Cuando yo tenía nueve años vi un libro en una de las estanterías de mi casa con una portada que cautivó mi atención. En ella salía un niño de cabellos dorados en un pequeño planeta, un poco más grande que una casa, con flores, volcanes y árboles. Al abrirlo vi que además de letras tenía dibujos, así que empecé a leerlo. En esa época yo tenía mucho tiempo para leer, también lo tenía para jugar, incluso para “perderlo”. La prisa aún no formaba parte de mi vida, y cuando uno se viste despacio puede disfrutar de las cosas.
No os voy a engañar diciéndoos que llegué al trasfondo filosófico de Saint-Exupéry en ese momento; en nuestra primera cita, El Principito y yo sólo jugamos.
Algunos años después, este libro volvió a caer en mis manos, en mis ojos y en mi cerebro, pero ya de otra manera. En aquel entonces, yo seguía viendo el elefante dentro de la boa, así que aún no estaba todo perdido.
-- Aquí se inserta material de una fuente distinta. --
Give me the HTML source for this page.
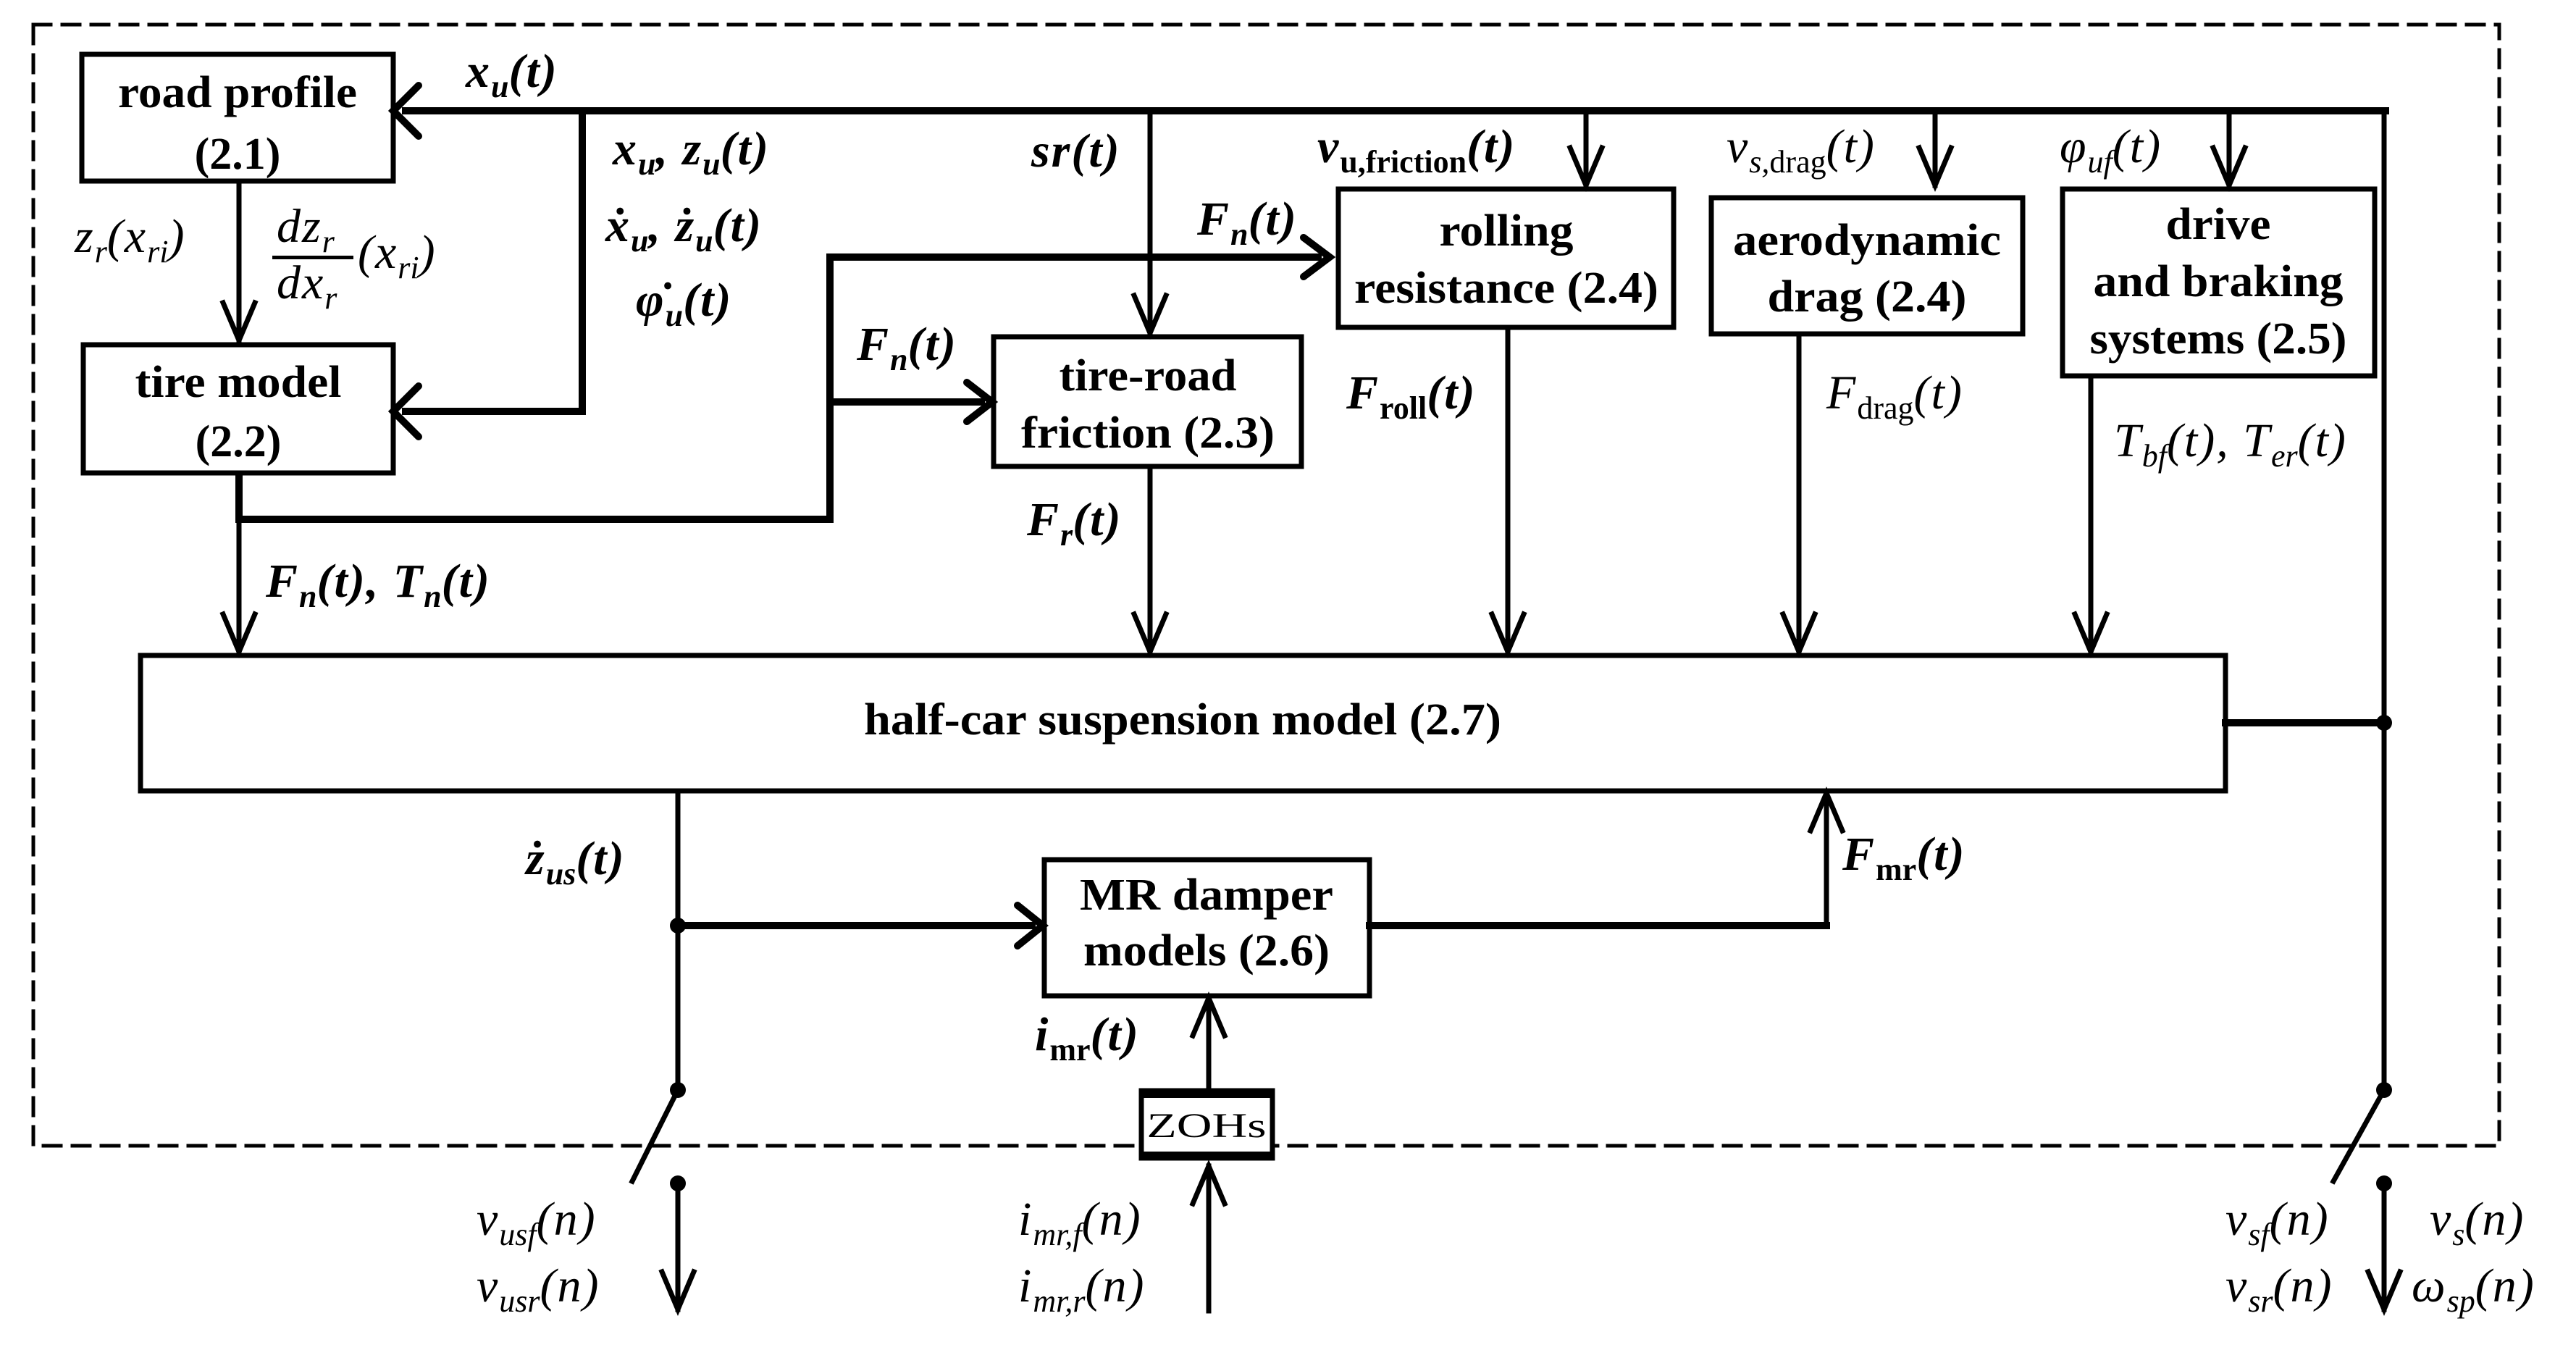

A lo largo de mi viaje con este niño, me di cuenta de que no quería volverme “gente seria” como los habitantes de los asteroides que íbamos visitando.
Hace unos meses, todo seguía sin estar perdido, tanto que encontré dos cosas: a muchos, muchos, muchísimos habitantes de distintos asteroides que compartían con este niño la manera de ver el mundo, y conmigo, y contigo, por supuesto; y la forma de contar el nuevo viaje que íbamos a emprender para conocerlos a todos. Nuevo porque será diferente y porque ahora contamos con más viajeros, contigo, por supuesto.